RuntimeError: ignored

Task #2: Write your own training function for the SkipGram model in the cell below. It should return a list of losses and accuracies for display later on, along with your trained model. You may also write a helper function for computing the accuracy of your model during training.

### 3. Visualization

In [None]:
# Display losses over time
plt.figure()
plt.plot(losses)
plt.show()

In [None]:
# Display accuracies over time
plt.figure()
plt.plot(accuracies)
plt.show()

### Questions and expected answers for the report

A. Copy and paste your SkipGram class code (Task #1 in the notebook)

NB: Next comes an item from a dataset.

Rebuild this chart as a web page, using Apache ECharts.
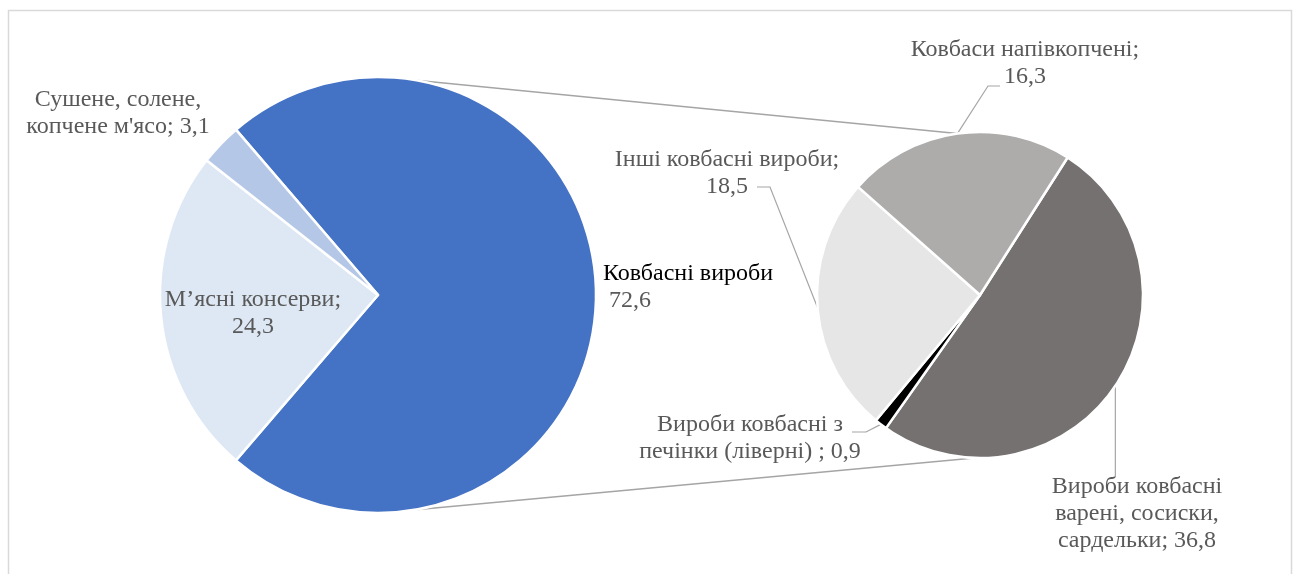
<!DOCTYPE html>
<html><head><meta charset="utf-8">
<script src="https://cdn.jsdelivr.net/npm/echarts@6/dist/echarts.min.js"></script>
<style>html,body{margin:0;padding:0;background:#fff}#c{width:1297px;height:574px}</style>
</head><body><div id="c"></div>
<script>
// ---- data ----
const mainCategories = ['Ковбасні вироби', 'М’ясні консерви', "Сушене, солене, копчене м'ясо"];
const mainValues = [72.6, 24.3, 3.1];
const mainLabelText = ['{b|Ковбасні вироби}\n{v| %v}', 'М’ясні консерви;\n%v', "Сушене, солене,\nкопчене м'ясо; %v"];

const subCategories = ['Вироби ковбасні варені, сосиски, сардельки', 'Вироби ковбасні з печінки (ліверні)', 'Інші ковбасні вироби', 'Ковбаси напівкопчені'];
const subValues = [36.8, 0.9, 18.5, 16.3];
const subLabelText = ['Вироби ковбасні\nварені, сосиски,\nсардельки; %v', 'Вироби ковбасні з\nпечінки (ліверні) ; %v', 'Інші ковбасні вироби;\n%v', 'Ковбаси напівкопчені;\n%v'];

// ---- styles / layout ----
const mainColors = ['#4472C4', '#DEE8F5', '#B4C7E7'];
const subColors = ['#767171', '#000000', '#E7E6E6', '#AEABAB'];
const LEFT = {cx: 378, cy: 295, r: 218};
const RIGHT = {cx: 980, cy: 295, r: 163};
const leftStart = mainValues[0] / mainValues.reduce((a, b) => a + b, 0) * 180;
const rightStart = 57.5;
const FONT = "'Liberation Serif', 'Times New Roman', serif";
const FS = 24, LH = 27;
const GRAY = '#595959';

const mainLabelPos = [
  {x: 603, y: 287, align: 'left'},
  {x: 253, y: 313, align: 'center'},
  {x: 118, y: 113, align: 'center'}
];
const subLabelPos = [
  {x: 1137, y: 514, align: 'center', line: p => [p, [p[0], 476]]},
  {x: 750, y: 438, align: 'center', line: p => [p, [866, 432], [852, 432]]},
  {x: 727, y: 173, align: 'center', line: p => [p, [770, 187], [757, 187]]},
  {x: 1025, y: 63, align: 'center', line: p => [p, [988, 86], [1000, 86]]}
];

const fmt = v => v.toFixed(1).replace('.', ',');

function edgePoint(vals, i, start, g) {
  const tot = vals.reduce((a, b) => a + b, 0);
  let cum = 0;
  for (let k = 0; k < i; k++) cum += vals[k];
  const a = (start - (cum + vals[i] / 2) / tot * 360) * Math.PI / 180;
  return [g.cx + g.r * Math.cos(a), g.cy - g.r * Math.sin(a)];
}
function pt(g, deg) {
  const a = deg * Math.PI / 180;
  return [g.cx + g.r * Math.cos(a), g.cy - g.r * Math.sin(a)];
}

const chart = echarts.init(document.getElementById('c'), null, {renderer: 'canvas'});

const topL = pt(LEFT, 80), topR = pt(RIGHT, 98);
const botL = pt(LEFT, -80), botR = pt(RIGHT, -92);

chart.setOption({
  animation: false,
  backgroundColor: '#fff',
  graphic: [
    {type: 'rect', shape: {x: 8.5, y: 10.5, width: 1283, height: 580}, style: {fill: 'none', stroke: '#D9D9D9', lineWidth: 1.5}, z: -10},
    {type: 'line', shape: {x1: topL[0], y1: topL[1], x2: topR[0], y2: topR[1]}, style: {stroke: '#A5A5A5', lineWidth: 1.5}, z: -5},
    {type: 'line', shape: {x1: botL[0], y1: botL[1], x2: botR[0], y2: botR[1]}, style: {stroke: '#A5A5A5', lineWidth: 1.5}, z: -5}
  ],
  series: [
    {
      type: 'pie',
      center: [LEFT.cx, LEFT.cy],
      radius: LEFT.r,
      startAngle: leftStart,
      clockwise: true,
      avoidLabelOverlap: false,
      itemStyle: {borderColor: '#fff', borderWidth: 2.5},
      label: {
        show: true, position: 'outside', fontFamily: FONT, fontSize: FS, lineHeight: LH, color: GRAY,
        formatter: p => mainLabelText[p.dataIndex].replace('%v', fmt(p.value)),
        rich: {
          b: {fontFamily: FONT, fontSize: FS, lineHeight: LH, color: '#000'},
          v: {fontFamily: FONT, fontSize: FS, lineHeight: LH, color: GRAY}
        }
      },
      labelLine: {show: false},
      labelLayout: p => {
        const o = mainLabelPos[p.dataIndex];
        return {x: o.x, y: o.y, align: o.align, verticalAlign: 'middle'};
      },
      data: mainCategories.map((n, i) => ({name: n, value: mainValues[i], itemStyle: {color: mainColors[i]}}))
    },
    {
      type: 'pie',
      center: [RIGHT.cx, RIGHT.cy],
      radius: RIGHT.r,
      startAngle: rightStart,
      clockwise: true,
      avoidLabelOverlap: false,
      itemStyle: {borderColor: '#fff', borderWidth: 2.5},
      label: {
        show: true, position: 'outside', fontFamily: FONT, fontSize: FS, lineHeight: LH, color: GRAY,
        formatter: p => subLabelText[p.dataIndex].replace('%v', fmt(p.value))
      },
      labelLine: {show: true, lineStyle: {color: '#A6A6A6', width: 1.2}},
      labelLayout: p => {
        const o = subLabelPos[p.dataIndex];
        const e = edgePoint(subValues, p.dataIndex, rightStart, RIGHT);
        return {x: o.x, y: o.y, align: o.align, verticalAlign: 'middle', labelLinePoints: o.line(e)};
      },
      data: subCategories.map((n, i) => ({name: n, value: subValues[i], itemStyle: {color: subColors[i]}}))
    }
  ]
});
</script>
</body></html>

B. Copy and paste your train function (Task #2 in the notebook), along with any helper functions you might have used (e.g. a function to compute the accuracy of your model after each iteration). Please also copy and paste the function call with the parameters you used for the train() function.

C. Why is the SkipGram model much more difficult to train than the CBoW. Is it problematic if it does not reach a 100% accuracy on the task it is being trained on?

D. If we were to evaluate this model by using intrinsic methods, what could be a possible approach to do so. Please submit some code that will demonstrate the performance/problems of the word embedding you have trained!

**My Answers**

C: The Skipgram model predicts the context words given the middle word as input while CBOW predicts the middle word given the context words as input.
in the Skipgram algo, for each middle word, all the N context words will be predicted and loss is calculated based on N predictions. However, in 
CBOW, for every N context words, one middle word is predicted so only one prediction is made for each input and loss is calculated based on the predicted middle word.
Hence, Skipgram is more computationally costly compared to CBOW and is thus more difficult to train.
It is not problematic if Skipgram does not produce 100% accuracy as it predicts multiple context words of similar semantics. The accuracy score is averaged across all the predicted context words so 
even if the accuracy score is not 100% and perhaps at 90%, it would still produce some correct context words as well as other words with similar meaning that may also make sense linguisitically.



D: Intrinsic methods of evaluation are experiments in which word emnbeddings are compared with human judgement on word relations.
A good word embedding should model semantic proximity, word analogies and should be able to operate on variations of the words.
We can use the cosine similarity metric by calculating the cosine angle between 2 embedding vectors. Values close to 1 will mean that the words carry 
close semantic meaning while values close to 0 mean they are more uncorrelated. We then check that the semantic proximity is preserved by checking 
printing the top 10 words with highest cosine distance for any given word v and check that these words make sense and are similar in meaning to the given word v.